For the question below, I am not sure how to find the desired matrix relative to the standard basis. $$P_3$$ refers to polynomials with up to degree $$3$$

for the linear map

$$T:P_3(\mathbb{R})\rightarrow\mathbb{R^4}, p\mapsto \big(p(0), p(1), p\prime(0), p\prime(1) \big)$$

a) Find the matrix $$[T]_\beta^\gamma$$ of $$T$$ relative to the standard bases of $$P_3(\mathbb{R})$$ and of $$\mathbb{R^4}$$

b) Show that $$T$$ is an isomorphism

• Do you know the definition of a linear transformation's matrix with respect to certain basis?
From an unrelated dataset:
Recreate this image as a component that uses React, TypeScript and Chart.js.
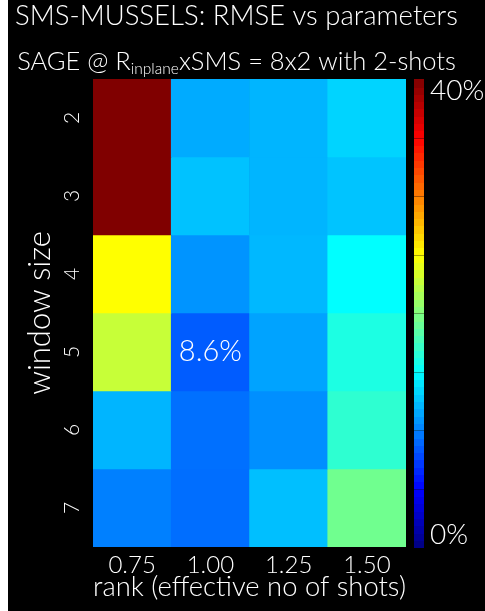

If so, what have you tried so far? Nov 4 '17 at 2:25

Let $B := \{1, X, X^2, X^3\}$ be the standard basis of $\mathbb{R}_{\leq3}[X]$, and $B' = \{e_1, e_2, e_3, e_4\}$ the standard basis of $\mathbb{R}^4$. Now, by definition, $[T]_{B}^{B'}$ has on column $i$ the coordinates in $B'$ of the image of the $i$-th vector of $B$. So, since $B'$ is the canonical basis, taking coordinates is redundant: it suffices to place $T(X^{i-1})$ in each column $i$. So,
$$T(1) = (1,1,0,0)\\ T(X) = (0,1,1,1)\\ T(X^2) = (0,1,0,2)\\ T(X^3) = (0,1,0,3)$$
$$[T]_{B}^{B'}= \begin{bmatrix} 1 & 0 & 0 & 0\\ 1 & 1 & 1 & 1\\ 0 & 1 & 0 & 0\\ 0 & 1 & 2 & 3 \end{bmatrix}$$
To finish we must conclude that $T$ is an isomorphism. This follows from the fact that $[T]_{B}^{B'}$ is invertible, since
$$\det \begin{bmatrix} 1 & 0 & 0 & 0\\ 1 & 1 & 1 & 1\\ 0 & 1 & 0 & 0\\ 0 & 1 & 2 & 3 \end{bmatrix} = \det \begin{bmatrix} 1 & 1 & 1\\ 1 & 0 & 0\\ 1 & 2 & 3 \end{bmatrix} = \det \begin{bmatrix} 1 & 1\\ 2 & 3 \end{bmatrix} = 1 \neq 0$$